DESCRIPTION OF THE DRAWINGS:

In the attached drawings there is shown, in a figure, a schematic representation of a plant for carrying out the method according to the invention.

PREFERRED EMBODIMENT:

A brief description of the method according to the invention has been disclosed in the introduction to the description. According to this the method comprises a number of main steps. These will now be described in greater detail for a certain embodiment. In said embodiment, the main steps have been complemented by a number of sub-steps in order to adapt the method to the special requirements of the embodiment.

Step I : Preparation of powder

The powder is composed of a polymer and may be pigmented for a coloured coating or non-pigmented for a clear coating which renders the underlying surface visible. This is something which is often aimed at when wooden objects are concerned. A principal property is that the powder should have a melting point which is lower than the temperature to which the objects, which are to be coated with the powder, should be heated. This temperature limit is partly decided by the properties of the material of the object, since the structure of certain materials changes at a temperature, which may be fairly low, already below 100 °C when certain thermoplastics are concerned. Said temperature limit is also partly decided by the sensitivity of the object in question to deformation when heated. This sensitivity depends on the construction of the object, an object having a compact form is not as easily deformed as disc-formed or long slender objects - and also depends on how homogenous the material in the object is; certain wood species are very sensitive to deformation when heated. As a principal region for the melting point or the softening point of the powder, 60-100 °C may be specified.

As will be understood by the following description, it is not necessary for the object to be through-heated to the melting temperature of the powder, but only its surface, however to such a depth that the temperature is fairly uniformly distributed in the object, and in such a way that the temperature is retained until the powder is applied on its surface. It is not intended by the expression "the melting temperature of the powder" that the powder material has to have become fluid, but in many cases it is sufficient that it has reached such a degree of softening that it sticks to the surface intended to be coated.

The fact that only the surface has to be heated and that the temperature may be kept low is advantageous when powder coating objects which can certainly resist a higher temperature, but which anyway are disadvantageous to heat to a higher temperature.

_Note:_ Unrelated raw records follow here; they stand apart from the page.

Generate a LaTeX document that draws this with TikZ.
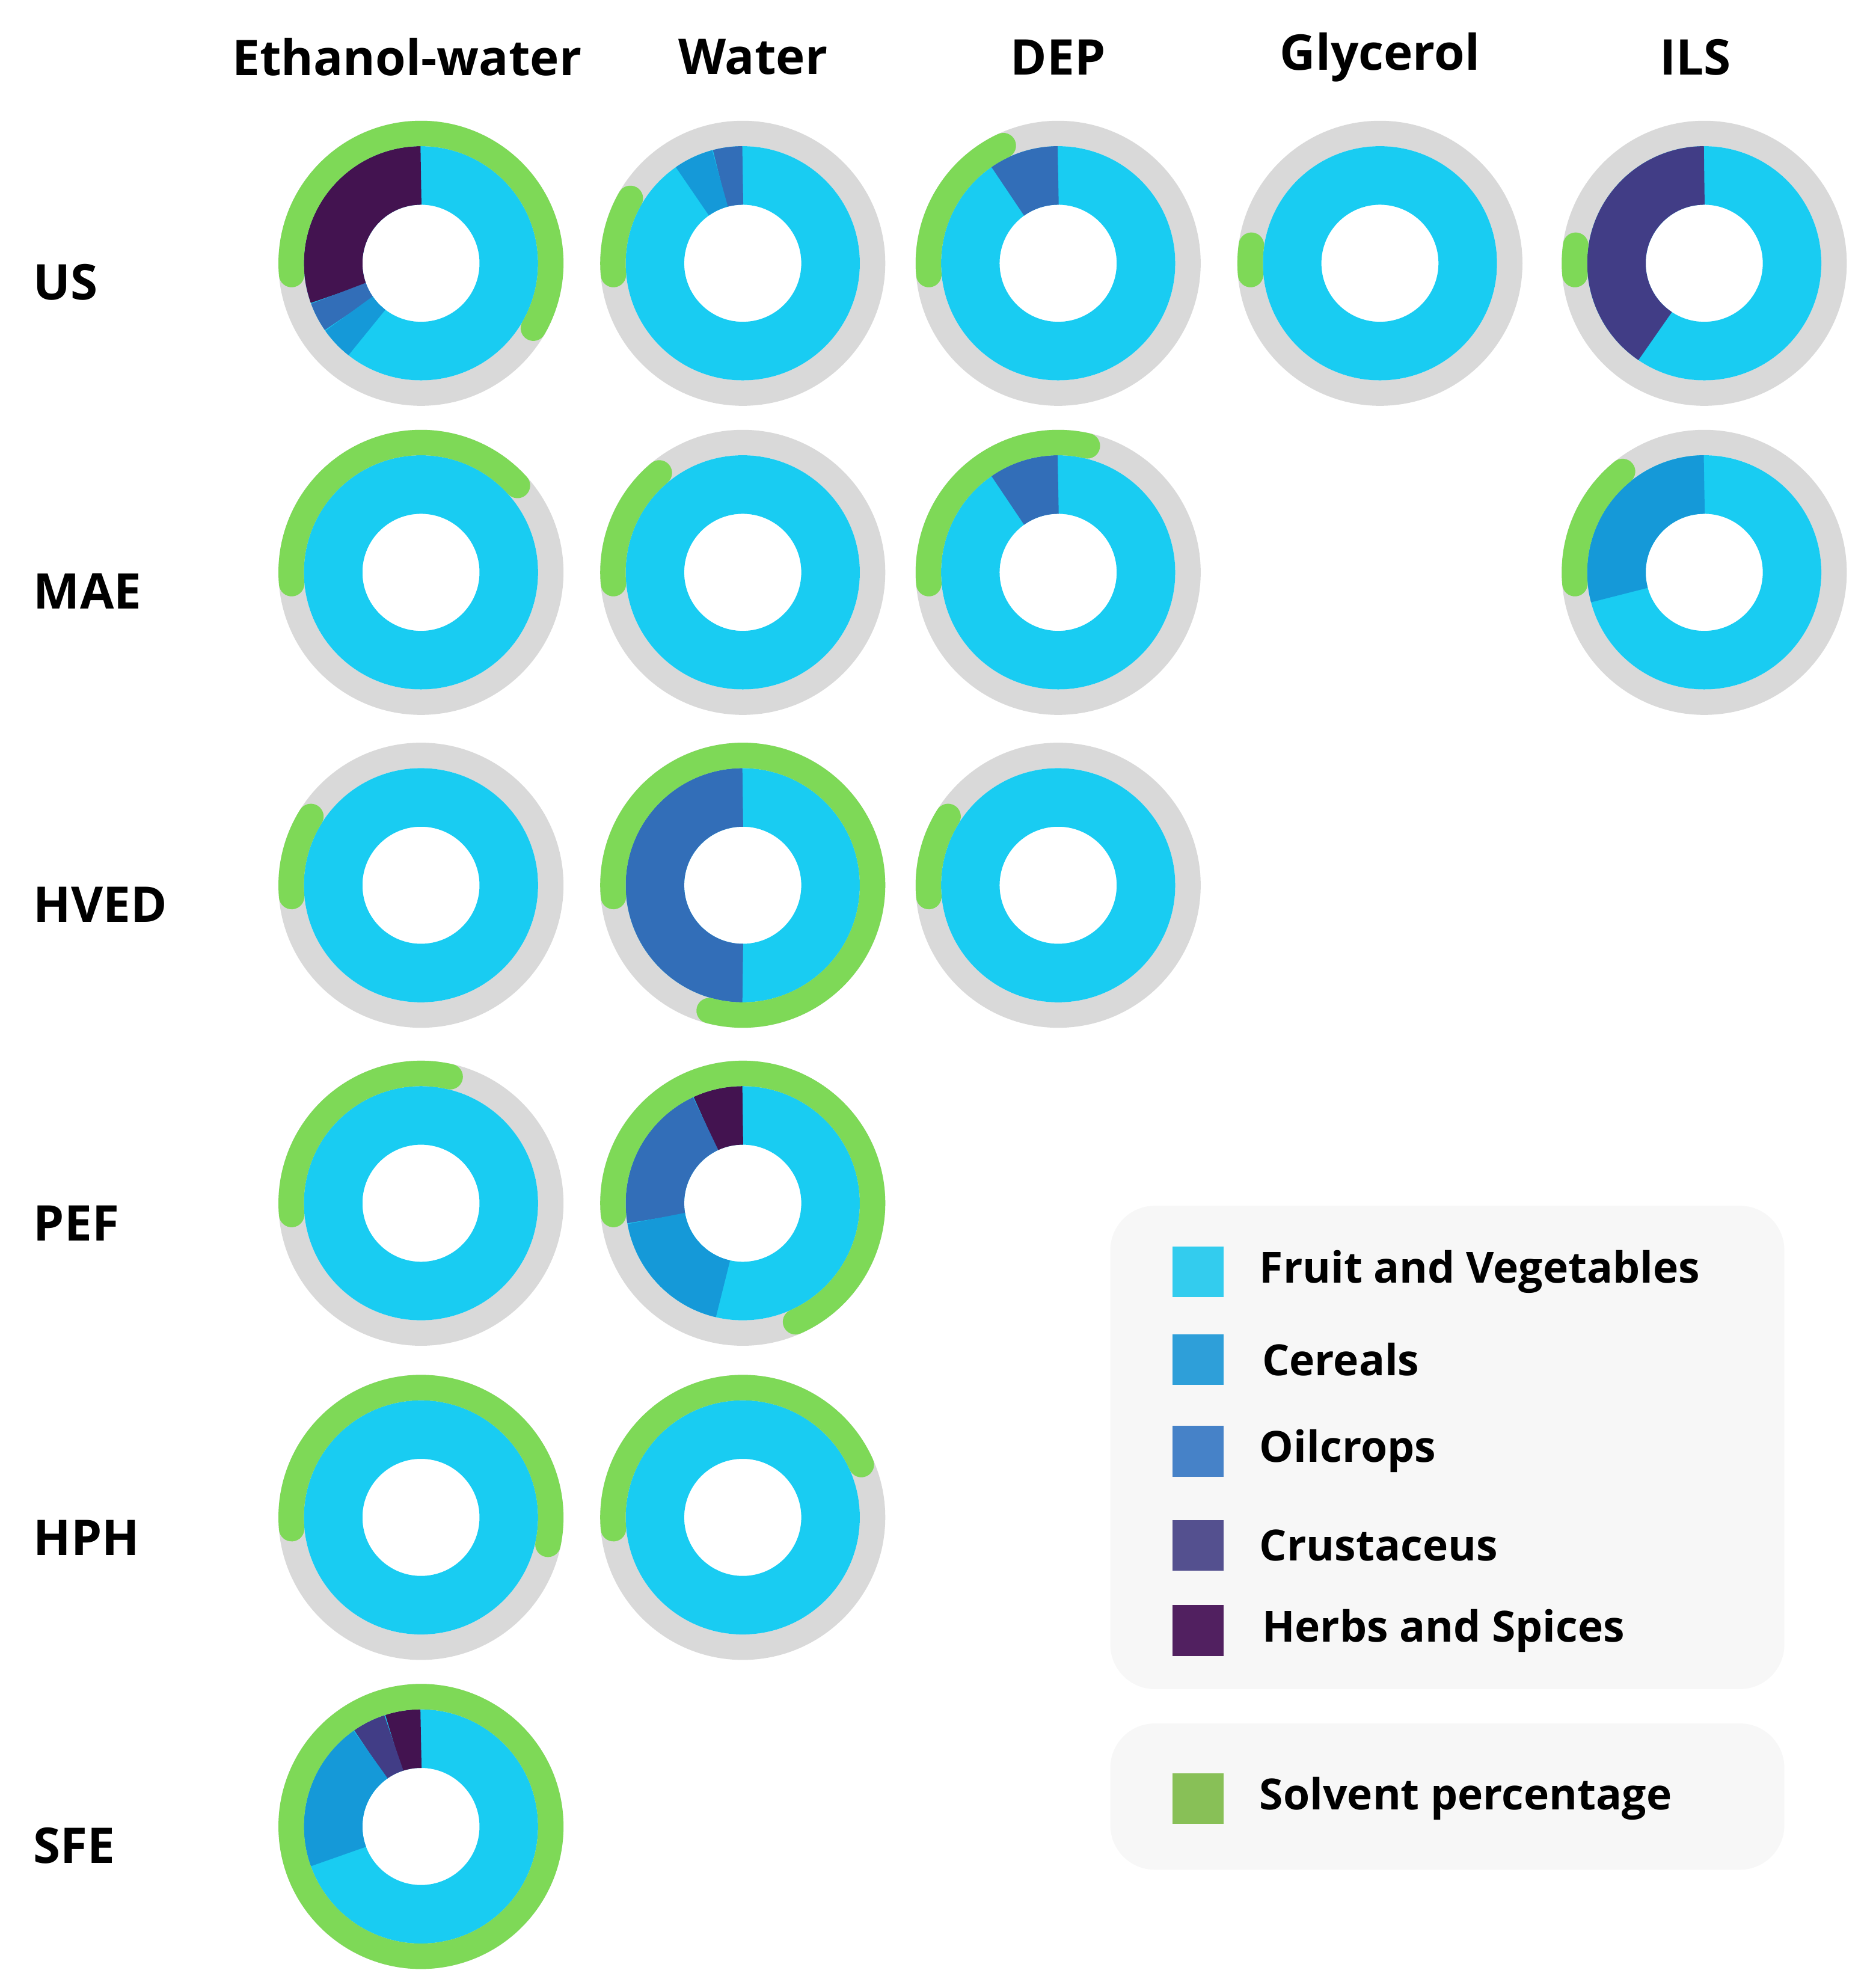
\documentclass[tikz,border=0pt]{standalone}
\usepackage{fontspec}
\setmainfont{Open Sans}
\definecolor{fruit}{HTML}{19CCF2}
\definecolor{cereal}{HTML}{1599D8}
\definecolor{oil}{HTML}{326EB8}
\definecolor{crust}{HTML}{413D86}
\definecolor{herb}{HTML}{431350}
\definecolor{ringgray}{HTML}{D9D9D9}
\definecolor{solv}{HTML}{7ED957}
\definecolor{lfruit}{HTML}{33CCEE}
\definecolor{lcereal}{HTML}{2E9FD9}
\definecolor{loil}{HTML}{4682C8}
\definecolor{lcrust}{HTML}{54508F}
\definecolor{lherb}{HTML}{512060}
\definecolor{lsolv}{HTML}{88C057}
\definecolor{legbg}{HTML}{F7F7F7}
\tikzset{
  head/.style={font=\fontsize{11}{13}\selectfont\bfseries},
  rowlab/.style={font=\fontsize{11}{13}\selectfont\bfseries, anchor=west},
  legtext/.style={font=\fontsize{9.6}{12}\selectfont\bfseries, anchor=west},
  legbox/.style={minimum width=0.4cm, minimum height=0.4cm, inner sep=0pt},
  ring/.style={draw=ringgray, line width=0.2cm},
  seg/.style={line width=0.46cm},
  solvent/.style={draw=solv, line width=0.2cm, line cap=round},
}
% #1 centre, #2 segments a/b/colour, #3 end angle of solvent arc
\newcommand{\donut}[3]{
  \draw[ring] (#1) circle[radius=1.02cm];
  \draw[seg, fruit] (#1) circle[radius=0.69cm];
  \foreach \a/\b/\c in {#2}
    \draw[seg, \c] ([shift={(\a:0.69cm)}]#1) arc[start angle=\a, end angle=\b, radius=0.69cm];
  \draw[solvent] ([shift={(185:1.02cm)}]#1) arc[start angle=185, end angle=#3, radius=1.02cm];
}
\begin{document}
\begin{tikzpicture}[x=0.01cm, y=0.01cm]
   \useasboundingbox (0,0) rectangle (1470,1563);

   \node (hEW) at (320,1518) [head] {Ethanol-water};
   \node (hW) at (592,1518) [head] {Water};
   \node (hDEP) at (832,1518) [head] {DEP};
   \node (hGly) at (1085,1518) [head] {Glycerol};
   \node (hILS) at (1333,1518) [head] {ILS};

   \node (rUS) at (14,1341) [rowlab] {US};
   \node (rMAE) at (14,1098) [rowlab] {MAE};
   \node (rHVED) at (14,852) [rowlab] {HVED};
   \node (rPEF) at (14,601) [rowlab] {PEF};
   \node (rHPH) at (14,354) [rowlab] {HPH};
   \node (rSFE) at (14,112) [rowlab] {SFE};

   % US
   \donut{331,1356}{90/200/herb, 200/215/oil, 215/232/cereal}{-30}
   \donut{584,1356}{90/105/oil, 105/125/cereal}{150}
   \donut{832,1356}{90/125/oil}{115}
   \donut{1085,1356}{}{172}
   \donut{1340,1356}{90/236/crust}{172}
   % MAE
   \donut{331,1113}{}{42}
   \donut{584,1113}{}{130}
   \donut{832,1113}{90/125/oil}{77}
   \donut{1340,1113}{90/195/cereal}{129}
   % HVED
   \donut{331,867}{}{148}
   \donut{584,867}{90/270/oil}{-105}
   \donut{832,867}{}{148}
   % PEF
   \donut{331,617}{}{77}
   \donut{584,617}{90/115/herb, 115/190/oil, 190/257/cereal}{-66}
   % HPH
   \donut{331,370}{}{-12}
   \donut{584,370}{}{24}
   % SFE
   \donut{331,127}{90/108/herb, 108/125/crust, 125/200/cereal}{-175}

   % legend
   \fill[legbg, rounded corners=0.35cm] (873,235) rectangle (1403,615);
   \fill[legbg, rounded corners=0.35cm] (873,93) rectangle (1403,208);
   \node (kFruit) at (942,563) [legbox, fill=lfruit] {};
   \node (kCereal) at (942,494) [legbox, fill=lcereal] {};
   \node (kOil) at (942,422) [legbox, fill=loil] {};
   \node (kCrust) at (942,348) [legbox, fill=lcrust] {};
   \node (kHerb) at (942,281) [legbox, fill=lherb] {};
   \node (kSolv) at (942,149) [legbox, fill=lsolv] {};
   \node (tFruit) at (978,563) [legtext] {Fruit and Vegetables};
   \node (tCereal) at (980,494) [legtext] {Cereals};
   \node (tOil) at (978,422) [legtext] {Oilcrops};
   \node (tCrust) at (978,348) [legtext] {Crustaceus};
   \node (tHerb) at (980,281) [legtext] {Herbs and Spices};
   \node (tSolv) at (978,149) [legtext] {Solvent percentage};
\end{tikzpicture}
\end{document}
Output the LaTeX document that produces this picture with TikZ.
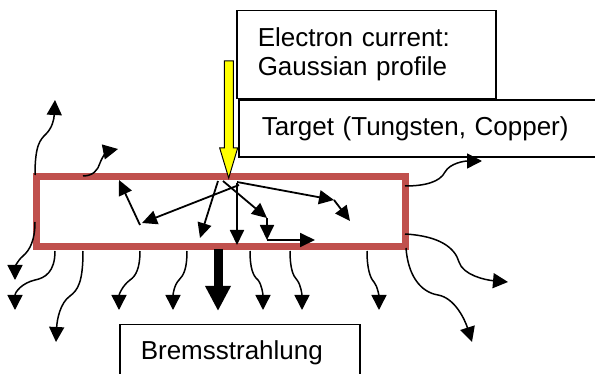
\documentclass[tikz,border=0pt]{standalone}
\usepackage{fontspec}
\setmainfont{Liberation Sans}
\usetikzlibrary{arrows.meta,positioning}
\definecolor{TargetRed}{HTML}{C0504D}
\definecolor{BeamYellow}{HTML}{FFFF00}
\tikzset{
  labelbox/.style={draw=black,fill=white,line width=1.5pt,align=left,inner ysep=0pt,font=\fontsize{26}{29}\selectfont},
  wall/.style={draw=TargetRed,line width=7pt},
  beam/.style={draw=black,fill=BeamYellow,line width=1pt,line join=miter},
  track/.style={-{Triangle[length=15pt,width=14pt]},line width=1.8pt},
  photon/.style={-{Triangle[length=15pt,width=15pt]},line width=1.5pt},
  brems/.style={-{Triangle[length=25pt,width=24pt]},line width=9pt}
}
\begin{document}
\begin{tikzpicture}[x=1pt,y=-1pt]
  \clip (0,0) rectangle (595,374);
  \fill[white] (0,0) rectangle (595,374);

  \node[labelbox,anchor=north west,minimum width=259pt,minimum height=88pt,inner xsep=21pt,text width=217pt] (current) at (236,10) {Electron current:\\Gaussian profile};
  \node[labelbox,below right=0pt and 2pt of current.south west,minimum width=382pt,minimum height=57pt,inner xsep=23pt,text width=336pt] (target) {Target (Tungsten, Copper)};
  \node[labelbox,anchor=north west,minimum width=240pt,minimum height=56pt,inner xsep=21pt,text width=198pt] (brems) at (119,324) {Bremsstrahlung};

  \draw[wall] (36,177) rectangle (405,247);

  % incoming beam
  \coordinate (hit) at (228.7,178);
  \draw[beam] (224.3,61) -- (233.3,61) -- (233.3,148) -- (237.7,148) -- (hit) -- (219.7,148) -- (224.3,148) -- cycle;

  % scattered electrons inside the slab
  \draw[track] (140,225) -- (119,180);
  \draw[track] (239,185) -- (142,223);
  \draw[track] (218,181) -- (200,238);
  \draw[track] (237,183) -- (237,245);
  \coordinate (kinkA) at (267,218);
  \coordinate (kinkB) at (267,240);
  \draw[track] (223,181) -- (kinkA);
  \draw[track] (kinkA) -- (kinkB);
  \draw[track] (kinkB) -- (315,240);
  \coordinate (kinkC) at (334,200);
  \draw[track] (237,182) -- (kinkC);
  \draw[track] (kinkC) -- (350,221);

  % photons leaving the target
  \draw[photon] (35,175) .. controls (35,145) and (40,140) .. (46,134) .. controls (52,128) and (54,120) .. (55,100);
  \draw[photon] (83,176) .. controls (93,176) and (98,170) .. (100,163) .. controls (103,155) and (108,151) .. (118,149);
  \draw[photon] (405,186) .. controls (425,186) and (440,182) .. (445,172) .. controls (450,163) and (465,161) .. (482,161);
  \draw[photon] (405,234) .. controls (440,236) and (455,248) .. (459,262) .. controls (463,275) and (485,280) .. (508,282);
  \draw[photon] (406,248) .. controls (408,275) and (420,292) .. (438,295) .. controls (455,298) and (465,320) .. (472,342);
  \draw[photon] (35,222) .. controls (35,240) and (30,250) .. (23,256) .. controls (17,261) and (15,268) .. (15,280);
  \draw[photon] (55,251) .. controls (55,272) and (45,278) .. (35,280) .. controls (22,283) and (15,292) .. (15,310);
  \draw[photon] (83,251) .. controls (83,282) and (78,290) .. (70,296) .. controls (60,303) and (57,320) .. (56,342);
  \draw[photon] (140,251) .. controls (140,268) and (136,276) .. (130,280) .. controls (122,286) and (119,295) .. (119,310);
  \draw[photon] (187,251) .. controls (187,268) and (184,275) .. (179,280) .. controls (174,285) and (173,295) .. (173,310);
  \draw[photon] (250,251) .. controls (250,268) and (253,276) .. (258,280) .. controls (262,285) and (263,295) .. (263,310);
  \draw[photon] (290,251) .. controls (290,268) and (293,276) .. (297,280) .. controls (301,285) and (302,295) .. (302,310);
  \draw[photon] (367,251) .. controls (367,268) and (370,278) .. (374,282) .. controls (378,287) and (379,297) .. (379,310);
  \draw[brems] (218,249) -- (218,311);
\end{tikzpicture}
\end{document}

This is the case for instance with objects of a large weight, where heating to a higher temperature requires a high energy consumption. This is particularly the case when objects of a conductive material are concerned, where the heat rapidly spreads inwards. One example is solid cast iron objects. These require a considerable heating time with high energy consumption if other methods than the present are applied.

Another principal property which the powder material should possess is that its curing can be initiated by electromagnetic radiation. According to the present state of the art, especially when industrial production is concerned, it has been shown to be most advantageous to use ultraviolet (UV) radiation and to adapt the polymer powder to this. In the continued description of the embodiment UV radiation is therefore assumed. This, however, does not exclude the use of other electromagnetic radiation for the invention. In addition combinations of different types of radiation may be useful.

Good levelling at a low melting temperature may be obtained since the powder is at least partially composed of polymers such as polyester in addition to levelling agents.

Curing by ultraviolet radiation within the wavelength range 350-400 nm may be attained if polymers in a known way are admixed with initiators, or in another manner are provided with a curing system which may be activated by radiation.

These are only examples of how said properties may be attained and there are also other powder compositions which may provide the wanted properties. Without pigmentation or other dyeing, a clear layer is obtained after curing from a polymer powder which does not conceal the underlying surface. If a non-transparent layer is wished, such as opaque, white, black or coloured, pigments or other dyestuffs are added.

There is also a possibility to control the gloss of the coated surface by means of additives. If the additives produce changes in the mentioned, necessary properties, low melting point and possibility for UV curing, this must be taken into account when composing the powder and possibly also when designing the method.

Preferred composition of the polymer powder for the herein described method:
The main component of the powder is 50-<100% of an unsaturated, amorphous or crystalline, polyester. Furthermore a curing agent is preferably included in order to obtain an increased crosslinking during the course of the curing. This curing agent may to 15-50% be an aromatic urethane diacrylate oligomer, a triacrylate of trihydroxyethyl-isocyanurate, a vinyl ester, an oligomer acrylo-urethane or the like. Addition of a photoinitiator is required in order to initiate the curing sequence. This addition may vary between 1-3%. For a clear varnish it is good to use 1-hydroxy-cyclohexyl-ketone as a photoinitiator and for white pigmented systems 2,4,6-trimethylbensoyl-diphenylphosfonineoxide may be used. This is, however, only specified as an example and completely different photoinitiators may be needed for special purposes. Addition of a levelling agent is also assumed. 1-3% of this is recommended. Acrylates for example may be used as a levelling agent. Also a great number of other additives may be added, for instance in order to flatten the varnish, to avoid problems with fumes, or the like, from the object which is to be coated.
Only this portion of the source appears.